Task prompt -> Show all lines from the data that include the word "this".

────────────────────

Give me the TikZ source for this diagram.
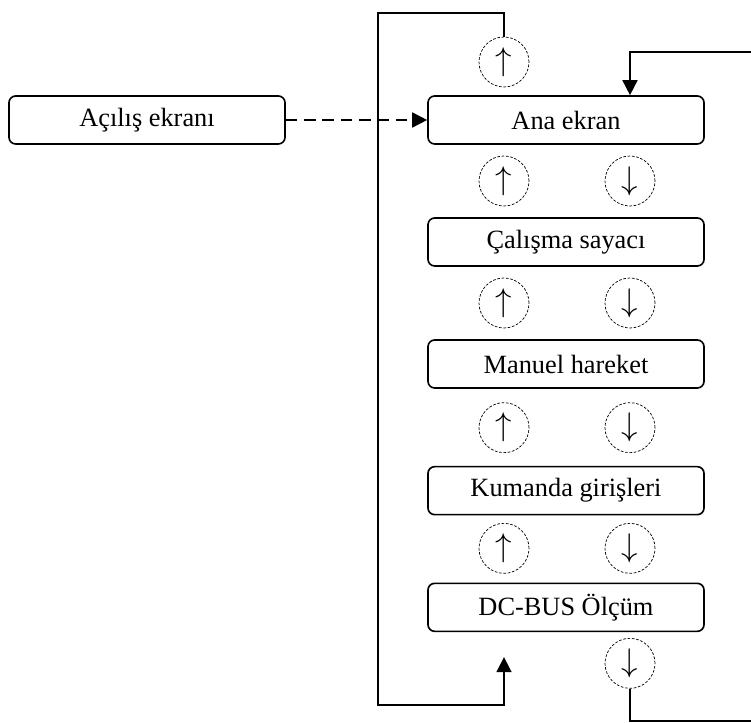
\documentclass[tikz,border=0pt]{standalone}
\usepackage{fix-cm}
\usepackage{fontspec}
\setmainfont{Liberation Serif}
\usetikzlibrary{positioning, arrows.meta, calc}
\tikzset{
>={Triangle[length=0.45cm, width=0.45cm]}, % filled triangle heads
screen/.style={draw, line width=1.4pt, rounded corners=0.2cm, minimum width=8.28cm, minimum height=1.44cm, font=\fontsize{22.5}{26}\selectfont}, % one menu page
key/.style={draw, circle, line width=0.6pt, dash pattern=on 0.08cm off 0.05cm, minimum size=1.5cm, inner sep=0pt, font=\fontsize{28}{30}\selectfont}, % button symbol
link/.style={line width=1.4pt}, % connector lines
}

\begin{document}
\begin{tikzpicture}[node distance=3.66cm, on grid]
    \useasboundingbox (0,0) rectangle (22.53,-21.69);

    \node[screen] (ana) at (16.98,-3.6) {Ana ekran};
    \node[screen, left=12.57cm of ana] (acilis) {Açılış ekranı};
    \node[screen, below of=ana] (calisma) {Çalışma sayacı};
    \node[screen, below of=calisma] (manuel) {Manuel hareket};
    \node[screen, below=3.8cm of manuel] (kumanda) {Kumanda girişleri};
    \node[screen, below=3.5cm of kumanda] (dcbus) {DC-BUS Ölçüm};

    \node[key, above left=1.74cm and 1.86cm of ana] (up0) {$\uparrow$};
    \node[key, above left=1.83cm and 1.86cm of calisma] (up1) {$\uparrow$};
    \node[key, above right=1.83cm and 1.92cm of calisma] (dn1) {$\downarrow$};
    \node[key, above left=1.83cm and 1.86cm of manuel] (up2) {$\uparrow$};
    \node[key, above right=1.83cm and 1.92cm of manuel] (dn2) {$\downarrow$};
    \node[key, above left=1.89cm and 1.86cm of kumanda] (up3) {$\uparrow$};
    \node[key, above right=1.89cm and 1.92cm of kumanda] (dn3) {$\downarrow$};
    \node[key, above left=1.77cm and 1.86cm of dcbus] (up4) {$\uparrow$};
    \node[key, above right=1.77cm and 1.92cm of dcbus] (dn4) {$\downarrow$};
    \node[key, below right=1.68cm and 1.92cm of dcbus] (dn5) {$\downarrow$};

    \coordinate (loopTL) at (11.34,-0.39);
    \coordinate (loopBL) at (11.34,-21.15);
    \coordinate (retL) at ($(dcbus.south -| up4)+(0,-0.75)$);
    \coordinate (loopBR) at (22.8,-21.63);
    \coordinate (loopTR) at (22.8,-1.56);

    \draw[link, ->, dash pattern=on 0.35cm off 0.2cm] (acilis) -- (ana);
    \draw[link, ->] (up0.north) |- (loopTL) -- (loopBL) -| (retL);
    \draw[link, ->] (dn5.south) |- (loopBR) -- (loopTR) -| (ana.north -| dn1);
\end{tikzpicture}
\end{document}
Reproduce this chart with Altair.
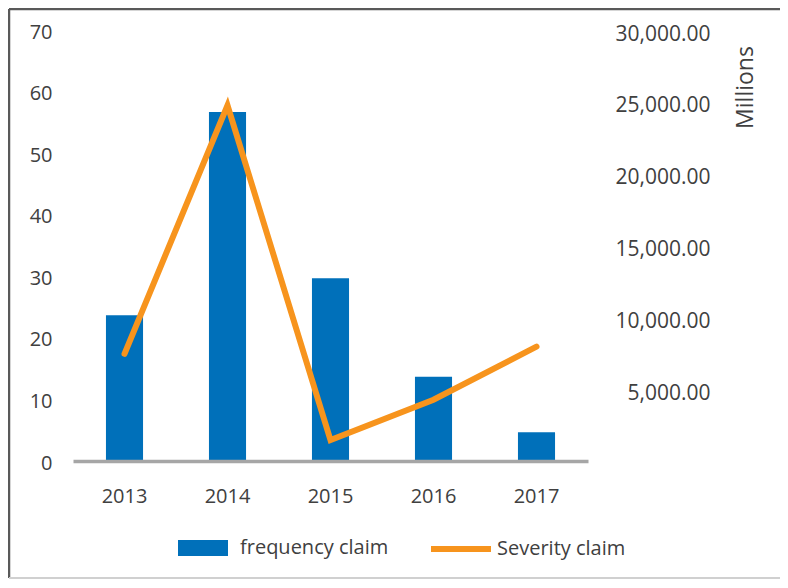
import altair as alt
import pandas as pd

years = ["2013", "2014", "2015", "2016", "2017"]
frequency = [24, 57, 30, 14, 5]
severity = [7600, 24900, 1600, 4400, 8100]
left_ticks = [0, 10, 20, 30, 40, 50, 60, 70]
right_ticks = [5000, 10000, 15000, 20000, 25000, 30000]

FONT = "Open Sans"
TXT = "#404040"
BLUE = "#0070BA"
ORANGE = "#F7941D"

df = pd.DataFrame({
    "year": years,
    "frequency": frequency,
    "severity": severity,
    "fs": "frequency claim",
    "ss": "Severity claim",
})

xenc = alt.X(
    "year:N",
    scale=alt.Scale(paddingInner=0.64, paddingOuter=0.32),
    axis=alt.Axis(
        title=None, labelAngle=0, ticks=False, domainColor="#A6A6A6",
        domainWidth=3.5, labelPadding=25, labelFontSize=20, labelColor=TXT,
        labelFont=FONT, offset=-2, zindex=1,
    ),
)

bars = alt.Chart(df).mark_bar().encode(
    x=xenc,
    y=alt.Y(
        "frequency:Q",
        scale=alt.Scale(domain=[0, 70], nice=False),
        axis=alt.Axis(
            title=None, values=left_ticks, grid=False, domain=False,
            ticks=False, tickSize=0, labelPadding=21, labelFontSize=20,
            labelColor=TXT, labelFont=FONT,
        ),
    ),
    fill=alt.Fill(
        "fs:N",
        scale=alt.Scale(range=[BLUE]),
        legend=alt.Legend(
            title=None, orient="none", legendX=105, legendY=491,
            symbolType="M-1,-0.32H1V0.32H-1Z", symbolSize=2500,
            symbolStrokeWidth=0, labelOffset=12, padding=0,
            labelFontSize=20, labelColor=TXT, labelFont=FONT,
        ),
    ),
)

line = alt.Chart(df).mark_line(strokeWidth=6, strokeCap="round").encode(
    x=xenc,
    y=alt.Y(
        "severity:Q",
        scale=alt.Scale(domain=[0, 30000], nice=False),
        axis=alt.Axis(
            orient="right", values=right_ticks, format=",.2f",
            title="Millions", titleAngle=270, titleX=157, titleY=55,
            titleAlign="center", titleBaseline="middle", titleFontSize=23,
            titleFontWeight="normal", titleColor=TXT, titleFont=FONT,
            grid=False, domain=False, ticks=False, tickSize=0,
            labelAlign="right", labelPadding=122, labelFontSize=21,
            labelColor=TXT, labelFont=FONT, labelOffset=2,
        ),
    ),
    stroke=alt.Stroke(
        "ss:N",
        scale=alt.Scale(range=[ORANGE]),
        legend=alt.Legend(
            title=None, orient="none", legendX=355, legendY=484,
            symbolType="stroke", symbolSize=3600, symbolStrokeWidth=6,
            labelOffset=3, padding=0,
            labelFontSize=20, labelColor=TXT, labelFont=FONT,
        ),
    ),
)

frame = pd.DataFrame({"k": [0]})
top_border = alt.Chart(frame).mark_rule(color="#595959", strokeWidth=2.5).encode(
    x=alt.value(-64), x2=alt.value(707), y=alt.value(-23)
)
left_border = alt.Chart(frame).mark_rule(color="#595959", strokeWidth=2.5).encode(
    x=alt.value(-64), y=alt.value(-23), y2=alt.value(546)
)
bottom_border = alt.Chart(frame).mark_rule(color="#D0D0D0", strokeWidth=2).encode(
    x=alt.value(-64), x2=alt.value(707), y=alt.value(546)
)

chart = (
    alt.layer(bars, line, top_border, left_border, bottom_border)
    .resolve_scale(y="independent", fill="independent", stroke="independent")
    .properties(
        width=515, height=431,
        autosize=alt.AutoSizeParams(type="none"),
        padding={"left": 65, "top": 24, "right": 192, "bottom": 117},
    )
    .configure(background="transparent")
    .configure_view(stroke=None)
)

chart.save("out.html", embed_options={"renderer": "svg", "actions": False})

────────────────────

Correct output ->
Give me the TikZ source for this diagram.
Reproduce this chart with Altair.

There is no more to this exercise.